The advice is simply a natural reaction after the most barren, depressing elections I've witnessed here in almost a quarter of a century. They were depressing not because they produced a Republican landslide – in fact an army of political freaks like Sarah Palin is not about to descend on Washington. This time, the party ran a much more effective get-out-the-vote drive, and picked its candidates carefully. There were no crazies, no big gaffes.

The truth is, the Democrats didn't deserve to win. Republicans may have had no policy other than to link their opponents with a deeply unpopular President Obama. But Democrats had virtually nothing to say either. They simply ran from Mr Obama, not bothering to defend his controversial but increasingly successful healthcare reforms, or his impressive economic record since taking office just after the Great Crash of 2008: tumbling deficits, decent growth and growing employment and Wall Street at an all-time high.

In 2014, more money – $4bn (£2.52bn) – was spent than on any midterms in history, swollen by Supreme Court rulings allowing virtually unlimited corporate and individual political contributions. Yet this vast outlay bought an election in which only 37 per cent of voters bothered to turn out – the lowest in any midterms since 1942, when a war was going on.
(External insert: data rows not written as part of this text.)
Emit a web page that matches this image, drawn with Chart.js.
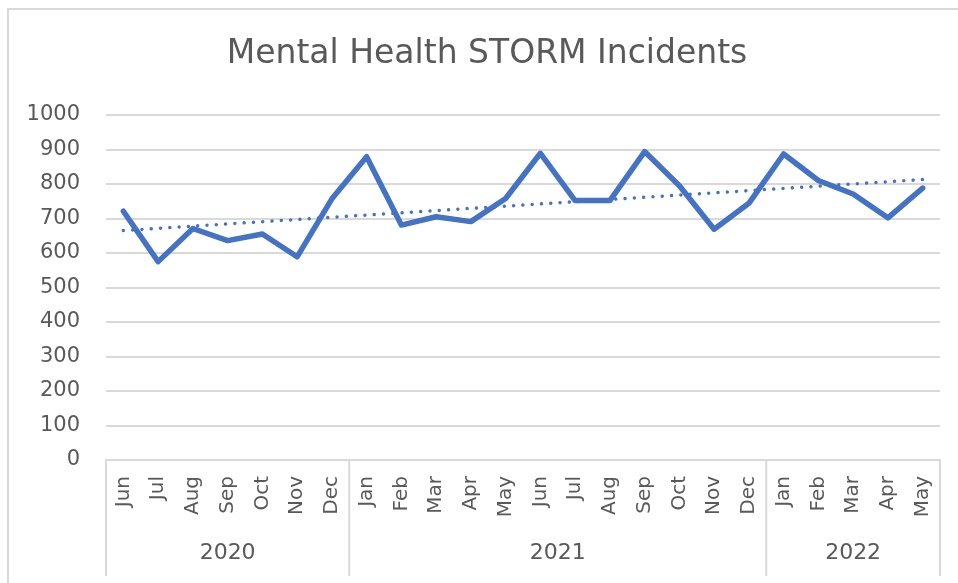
<!DOCTYPE html>
<html>
<head>
<meta charset="utf-8">
<script src="https://cdn.jsdelivr.net/npm/chart.js@4.4.0/dist/chart.umd.min.js"></script>
<style>
  html, body { margin: 0; padding: 0; background: #fff; }
  #wrap { width: 958px; height: 583px; }
</style>
</head>
<body>
<div id="wrap"><canvas id="grafico" width="958" height="583"></canvas></div>
<script>
// datos
const titulo = 'Mental Health STORM Incidents';
const meses = ['Jun', 'Jul', 'Aug', 'Sep', 'Oct', 'Nov', 'Dec',
  'Jan', 'Feb', 'Mar', 'Apr', 'May', 'Jun', 'Jul', 'Aug', 'Sep', 'Oct', 'Nov', 'Dec',
  'Jan', 'Feb', 'Mar', 'Apr', 'May'];
const anios = ['2020', '2021', '2022'];
const mesesPorAnio = [7, 12, 5];
const incidentes = [721, 575, 671, 636, 655, 589, 757,
  879, 681, 705, 691, 758, 889, 752, 752, 894, 795, 669, 744,
  887, 810, 771, 702, 788];
// linea de tendencia: solo extremos leidos
const tendencia = [665, null, null, null, null, null, null, null, null, null, null, null,
  null, null, null, null, null, null, null, null, null, null, null, 813];
const ticksY = [0, 100, 200, 300, 400, 500, 600, 700, 800, 900, 1000];

const GRIS = '#d9d9d9';
const TEXTO = '#595959';
const FUENTE = 'DejaVu Sans';

const marcoYAnios = {
  id: 'marcoYAnios',
  beforeDraw(chart) {
    const c = chart.ctx;
    c.save();
    c.strokeStyle = GRIS;
    c.lineWidth = 2;
    c.beginPath();
    c.moveTo(8, 583);
    c.lineTo(8, 9);
    c.lineTo(958, 9);
    c.stroke();
    // titulo
    c.fillStyle = TEXTO;
    c.font = '33px "' + FUENTE + '"';
    c.textAlign = 'center';
    c.textBaseline = 'middle';
    c.fillText(titulo, 487, 54);
    c.restore();
  },
  afterDraw(chart) {
    const c = chart.ctx;
    const x = chart.scales.x;
    const area = chart.chartArea;
    const bordes = [area.left];
    let idx = 0;
    mesesPorAnio.forEach((n, i) => {
      idx += n;
      if (i < mesesPorAnio.length - 1) {
        bordes.push((x.getPixelForTick(idx - 1) + x.getPixelForTick(idx)) / 2);
      }
    });
    bordes.push(area.right);
    c.save();
    c.strokeStyle = GRIS;
    c.lineWidth = 2;
    bordes.forEach(b => {
      c.beginPath();
      c.moveTo(b, area.bottom);
      c.lineTo(b, 576);
      c.stroke();
    });
    c.fillStyle = TEXTO;
    c.font = '22px "' + FUENTE + '"';
    c.textAlign = 'center';
    c.textBaseline = 'middle';
    anios.forEach((a, i) => {
      c.fillText(a, (bordes[i] + bordes[i + 1]) / 2, 553);
    });
    c.restore();
  }
};

const ctx = document.getElementById('grafico').getContext('2d');
const grafico = new Chart(ctx, {
  type: 'line',
  data: {
    labels: meses,
    datasets: [{
      label: 'Incidents',
      data: incidentes,
      borderColor: '#4472C4',
      borderWidth: 5.5,
      pointRadius: 0,
      tension: 0,
      borderJoinStyle: 'round',
      borderCapStyle: 'round',
      fill: false
    }, {
      label: 'Trend',
      data: tendencia,
      borderColor: '#4472C4',
      borderWidth: 3.5,
      borderDash: [0.01, 9.3],
      borderCapStyle: 'round',
      pointRadius: 0,
      spanGaps: true,
      fill: false
    }]
  },
  options: {
    responsive: false,
    animation: false,
    layout: { padding: { left: 10, right: 18, top: 115, bottom: 0 } },
    plugins: {
      legend: { display: false },
      tooltip: { enabled: false },
      title: { display: false }
    },
    scales: {
      x: {
        offset: true,
        grid: { display: false },
        border: { display: true, color: GRIS, width: 2 },
        ticks: {
          autoSkip: false,
          minRotation: 90,
          maxRotation: 90,
          padding: 8,
          color: TEXTO,
          font: { family: FUENTE, size: 20 }
        },
        afterFit(s) { s.height = 123; }
      },
      y: {
        min: 0,
        max: 1000,
        afterBuildTicks(s) { s.ticks = ticksY.map(v => ({ value: v })); },
        grid: { color: GRIS, lineWidth: 2, drawTicks: false },
        border: { display: false },
        ticks: {
          padding: 26,
          color: TEXTO,
          font: { family: FUENTE, size: 21 },
          callback: v => String(v)
        },
        afterFit(s) { s.width = 96; }
      }
    }
  },
  plugins: [marcoYAnios]
});
</script>
</body>
</html>
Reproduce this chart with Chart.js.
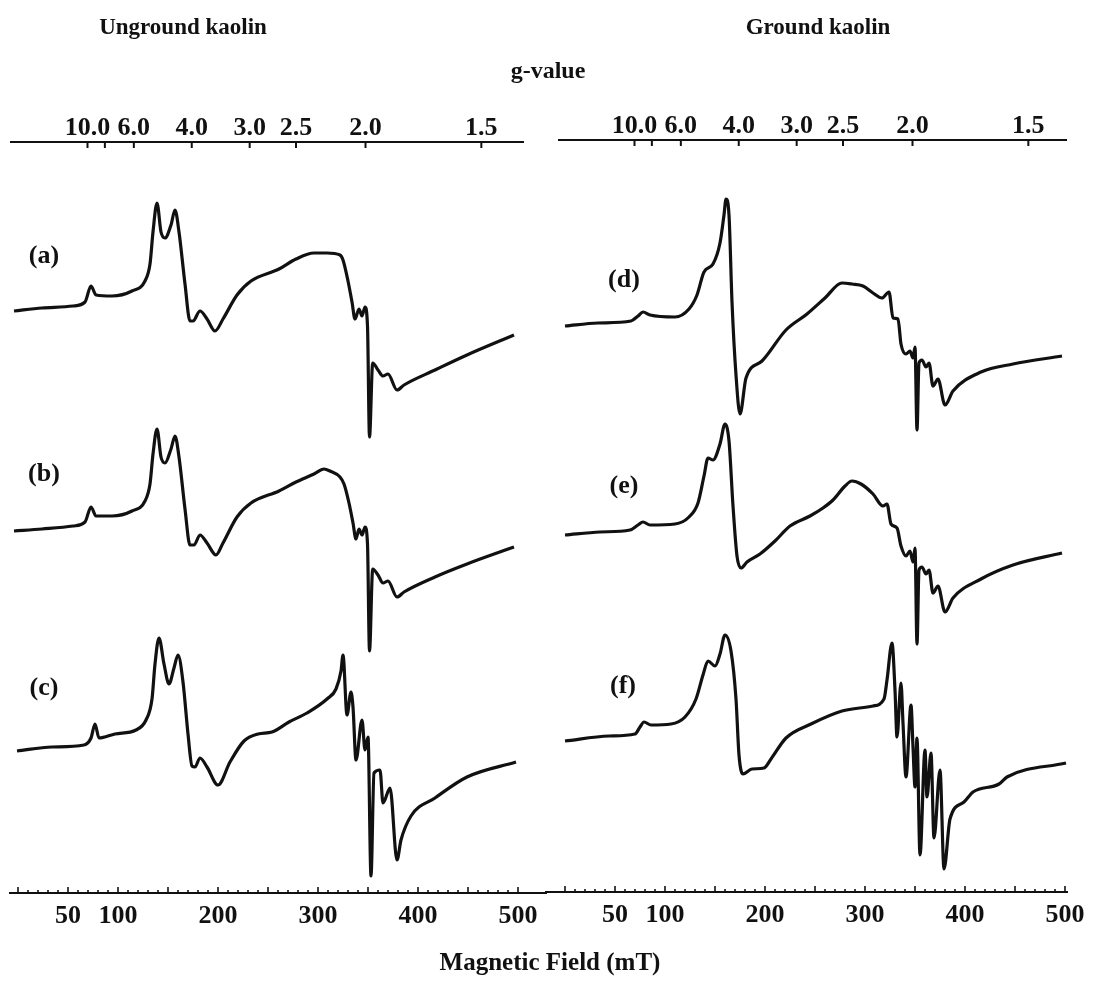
<!DOCTYPE html>
<html>
<head>
<meta charset="utf-8">
<script src="https://cdn.jsdelivr.net/npm/chart.js@4.4.1/dist/chart.umd.min.js"></script>
<style>
  body { margin: 0; background: #fff; width: 1093px; height: 983px; position: relative; overflow: hidden; }
  .box { position: absolute; top: 0; height: 983px; }
  .txt { position: absolute; font-family: "Liberation Serif", serif; font-weight: bold; color: #111;
         white-space: nowrap; transform: translate(-50%, -50%); }
</style>
</head>
<body>
<div class="box" style="left:0;width:560px"><canvas id="unground"></canvas></div>
<div class="box" style="left:540px;width:553px"><canvas id="ground"></canvas></div>

<div class="txt" style="left:183px;top:27px;font-size:23px">Unground kaolin</div>
<div class="txt" style="left:818px;top:27px;font-size:23px">Ground kaolin</div>
<div class="txt" style="left:548px;top:70px;font-size:24px">g-value</div>
<div class="txt" style="left:550px;top:962px;font-size:25px">Magnetic Field (mT)</div>

<div class="txt" style="left:44px;top:255px;font-size:26px">(a)</div>
<div class="txt" style="left:44px;top:473px;font-size:26px">(b)</div>
<div class="txt" style="left:44px;top:687px;font-size:26px">(c)</div>
<div class="txt" style="left:624px;top:279px;font-size:26px">(d)</div>
<div class="txt" style="left:624px;top:485px;font-size:26px">(e)</div>
<div class="txt" style="left:623px;top:685px;font-size:26px">(f)</div>

<script>
// magnetic field (mT) and signal (arb. units)
var fieldA = [-4,24,55,67,73,78,94,114,127,132,135,139,143,147,153,157,161,167,172,175,182,189,197,205,219,233,261,278,296,309,322,325,330,334,337,341,344,347,349.5,351.5,354.7,360,365,370,379,386,417,449,496];
var signalA = [-1,2,4,8,24,15,14,19,29,46,78,107,78,72,85,100,78,26,-11,-11,-1,-9,-21,-9,15,29,41,51,57,57,55,50,29,8,-9,1,-6,3,-16,-127,-53,-60,-66,-64,-80,-75,-60,-45,-25];

var fieldB = [-4,24,55,67,73,78,94,114,127,132,135,139,143,147,153,157,161,167,172,176,182,189,198,205,219,233,261,278,296,306,312,322,326,331,335,338,341,344,347,349.5,351.5,354.7,360,365,370,379,386,417,449,496];
var signalB = [-2,0,3,7,22,13,13,18,28,45,75,100,72,66,80,93,72,20,-16,-16,-6,-14,-26,-14,12,26,38,47,55,60,58,52,45,26,6,-10,0,-6,2,-15,-122,-40,-46,-54,-52,-68,-63,-48,-35,-18];

var fieldC = [-1,34,66,73,77,81,97,118,128,134,137,141,146,151,156,160,165,170,174,177,182,189,200,212,226,240,254,271,289,309,318,323,325,329,333,335,338,344,347,350,353,356,362,365,372,379,383,393,417,449,498];
var signalC = [-3,1,3,10,24,10,14,18,28,49,84,110,84,64,80,93,66,14,-18,-19,-10,-19,-37,-14,7,14,16,26,35,49,59,77,93,33,56,41,-12,28,-2,11,-128,-25,-22,-55,-40,-112,-92,-68,-50,-29,-14];

var fieldD = [0,33,66,73,78,85,110,124,132,139,148,155,159,161,164,167,171,175,181,197,221,242,260,277,287,298,308,317,324,328,333,336,341,345,348,350,352,354,357,361,364,368,373,380,388,416,448,497];
var signalD = [0,3,5,10,14,11,9,17,31,54,62,83,111,127,111,24,-49,-88,-52,-35,-4,12,28,43,42,40,33,28,34,8,7,-18,-28,-25,-32,-21,-104,-37,-34,-41,-37,-60,-53,-79,-65,-46,-38,-30];

var fieldE = [0,35,65,73,78,85,110,124,133,139,143,148,155,160,164,168,172,176,182,195,210,225,245,258,268,280,287,296,308,318,322,326,332,336,341,345,348,350,352,354,357,361,364,368,373,380,388,416,448,497];
var signalE = [1,4,6,11,14,11,12,19,33,60,78,76,92,112,95,30,-20,-32,-26,-18,-5,10,20,28,36,50,55,52,42,30,32,12,8,-10,-20,-15,-26,-12,-108,-34,-31,-38,-34,-57,-50,-76,-62,-43,-29,-17];

var fieldF = [0,44,70,75,79,86,106,120,131,138,143,150,155,160,166,171,174,178,187,199,206,221,246,277,308,319,322,327,330,332,336,338,341,346,348,350,352,355,360,362,366,369,375,379,385,399,408,434,442,501];
var signalF = [4,9,11,18,23,20,21,28,46,70,84,79,91,110,94,46,-10,-29,-24,-23,-14,7,21,34,39,46,65,102,55,8,62,22,-32,40,-2,-42,7,-110,-5,-52,-8,-93,-25,-124,-74,-57,-47,-39,-32,-18];

// axis ticks
var fieldTicks = [];
for (var t = 0; t <= 500; t += 10) fieldTicks.push(t);
var fieldLabels = [50, 100, 200, 300, 400, 500];
var gTicks = [10.0, 8.0, 6.0, 4.0, 3.0, 2.5, 2.0, 1.5];
var gLabels = ['10.0', '', '6.0', '4.0', '3.0', '2.5', '2.0', '1.5'];
var HV = 695; // h*nu/muB in mT, B = HV / g

var ink = '#111';
var tickFont = { family: 'Liberation Serif', weight: 'bold', size: 26 };

function series(field, signal, shift) {
    return {
        data: field.map(function (b, i) { return { x: b, y: signal[i] + shift }; }),
        borderColor: ink,
        borderWidth: 3.2,
        pointRadius: 0,
        fill: false,
        cubicInterpolationMode: 'monotone'
    };
}

// ticks of both field axes point into the plot
var axisMarks = {
    id: 'axisMarks',
    afterDraw: function (chart, args, opts) {
        var ctx = chart.ctx, x = chart.scales.x, area = chart.chartArea;
        ctx.save();
        ctx.strokeStyle = ink;
        ctx.lineWidth = 1.6;
        fieldTicks.forEach(function (v) {
            var px = x.getPixelForValue(v);
            var len = v % 50 === 0 ? 6 : 3;
            ctx.beginPath();
            ctx.moveTo(px, area.bottom);
            ctx.lineTo(px, area.bottom - len);
            ctx.stroke();
        });
        ctx.lineWidth = 2;
        ctx.beginPath();
        ctx.moveTo(x.getPixelForValue(opts.topFrom), area.top);
        ctx.lineTo(x.getPixelForValue(opts.topTo), area.top);
        ctx.stroke();
        gTicks.forEach(function (g) {
            var px = x.getPixelForValue(HV / g);
            ctx.beginPath();
            ctx.moveTo(px, area.top);
            ctx.lineTo(px, area.top + 6);
            ctx.stroke();
        });
        ctx.restore();
    }
};

function makeChart(id, sets, o) {
    return new Chart(document.getElementById(id), {
        type: 'line',
        data: { datasets: sets },
        options: {
            responsive: true,
            maintainAspectRatio: false,
            animation: false,
            layout: { padding: { left: o.padLeft, right: o.padRight, top: 0, bottom: 0 } },
            plugins: {
                legend: { display: false },
                tooltip: { enabled: false },
                axisMarks: { topFrom: o.topFrom, topTo: o.topTo }
            },
            scales: {
                x: {
                    type: 'linear',
                    position: 'bottom',
                    min: o.min, max: o.max,
                    afterBuildTicks: function (axis) {
                        axis.ticks = fieldTicks.map(function (v) { return { value: v }; });
                    },
                    afterFit: function (axis) { axis.height = o.bottomH; },
                    grid: { display: false, drawTicks: false },
                    border: { display: true, color: ink, width: 2 },
                    ticks: {
                        autoSkip: false, maxRotation: 0, padding: 8,
                        color: ink, font: tickFont,
                        callback: function (v) { return fieldLabels.indexOf(v) >= 0 ? String(v) : ''; }
                    }
                },
                gx: {
                    type: 'linear',
                    position: 'top',
                    min: o.min, max: o.max,
                    afterBuildTicks: function (axis) {
                        axis.ticks = gTicks.map(function (g) { return { value: HV / g }; });
                    },
                    afterFit: function (axis) { axis.height = o.topH; },
                    grid: { display: false, drawTicks: false },
                    border: { display: false },
                    ticks: {
                        autoSkip: false, maxRotation: 0, padding: -2,
                        color: ink, font: tickFont,
                        callback: function (v, i) { return gLabels[i]; }
                    }
                },
                y: { display: false, min: 0, max: o.yMax }
            }
        },
        plugins: [axisMarks]
    });
}

makeChart('unground', [
    series(fieldA, signalA, 583),
    series(fieldB, signalB, 364),
    series(fieldC, signalC, 145)
], { padLeft: 10, padRight: 14, min: -8, max: 528, bottomH: 90, topH: 142, yMax: 751, topFrom: -8, topTo: 506 });

makeChart('ground', [
    series(fieldD, signalD, 566),
    series(fieldE, signalE, 356),
    series(fieldF, signalF, 147)
], { padLeft: 6, padRight: 26, min: -19, max: 502, bottomH: 91, topH: 140, yMax: 752, topFrom: -7, topTo: 502 });
</script>
</body>
</html>
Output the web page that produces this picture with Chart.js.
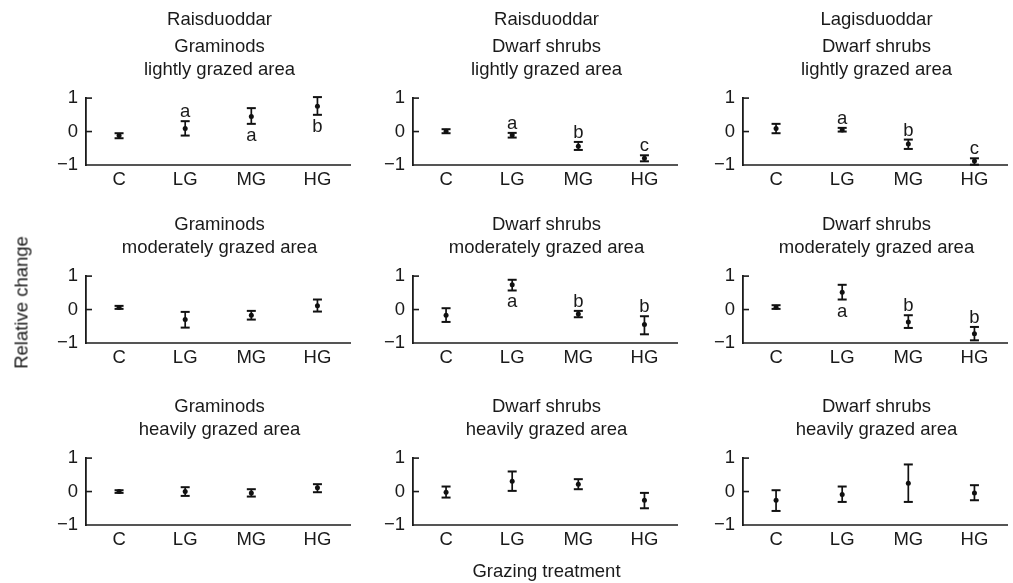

That abysmal figure reflected many things, including shameful vote suppression measures by Republican-controlled state legislatures, aimed at making it harder for minorities and the poor (who tend to support Democrats) to cast ballots.

Above all though, it was testament to Americans' disgust with Washington and all its works, in particular the ideological rigidity and refusal to compromise (primarily on the part of Republicans, but of which Democrats are also guilty) that has made this 113th Congress that ends in January about the least productive in history. And if the system is broken, why vote to perpetuate it?

Everyone knows what's wrong: above all, that of the 435 seats in the House of Representatives, barely one in 10 is competitive. That stems partly from gerrymandering of Congressional district whereby, in practice, parties choose their voters rather than the other way round. Thus the greatest threat to an incumbent is often not from the other party in the general election but during the primary, at the hands of a more extreme rival from his own. Hence in large measure today's polarisation, which political scientists have found to be greater than at any time since the Civil War, 150 years ago.

Then there's the huge fundraising advantage enjoyed by incumbents. No wonder US politics is described as "the finest system money can buy" – much of that money showered down by lobbyists and special interest groups. No wonder, too, that ordinary people assume the game is rigged in favour of the rich and powerful.

Even to an unpractised eye, the required reforms are no less obvious. First, some form of public funding of elections. Private money will always find a way into politics, but at least you could make the process more difficult and, to some extent at least, level the playing field. Second, extend the Congressional term from two years to four, the norm in most other advanced democracies.

This would reduce the pressure on fundraising, and allow legislators time and space to get to know (and get on with) their colleagues in the other party, and do what they're supposed to in Washington: pass laws. The chances of anything such happening? Zero.

But if you're fed up at the sight of the US dispensing advice to the rest of the world about democracy, while its own is in such a shambles, do not lose hope. America is a vast, varied and eternally creative place. Washington politics may be near a dead end. Elsewhere however, important things are happening.

Take individual states, ever laboratories and testing grounds for change. Back in 1978, California passed Proposition 13 slashing property taxes, a measure often credited with triggering a national "tax revolt" that helped pave the way for Reagan's nationwide victory two years later. This time, Californians approved an initiative cutting jail terms for at least 10,000 prisoners. Four other states boosted the minimum wage. In both cases, sterile debate in Washington DC became concrete action.

Further up the Pacific coast, Washington state voters passed an initiative requiring tighter background checks on gun buyers – something that wouldn't have a hope on Capitol Hill. Republicans are supposed to be anti-environment, yet voters in states from New Jersey to Florida approved more than $13bn of conservation spending via ballot initiatives.

Then there are civic groups and NGOs, even corporations, fighting for, and sometimes securing, changes that would seem impossible at a federal level. And as dysfunction at the centre continues, this pattern will surely strengthen.

Even Ronald Reagan would be horrified by today's Washington. As for Angelina Jolie, she's much better off doing what she's doing now.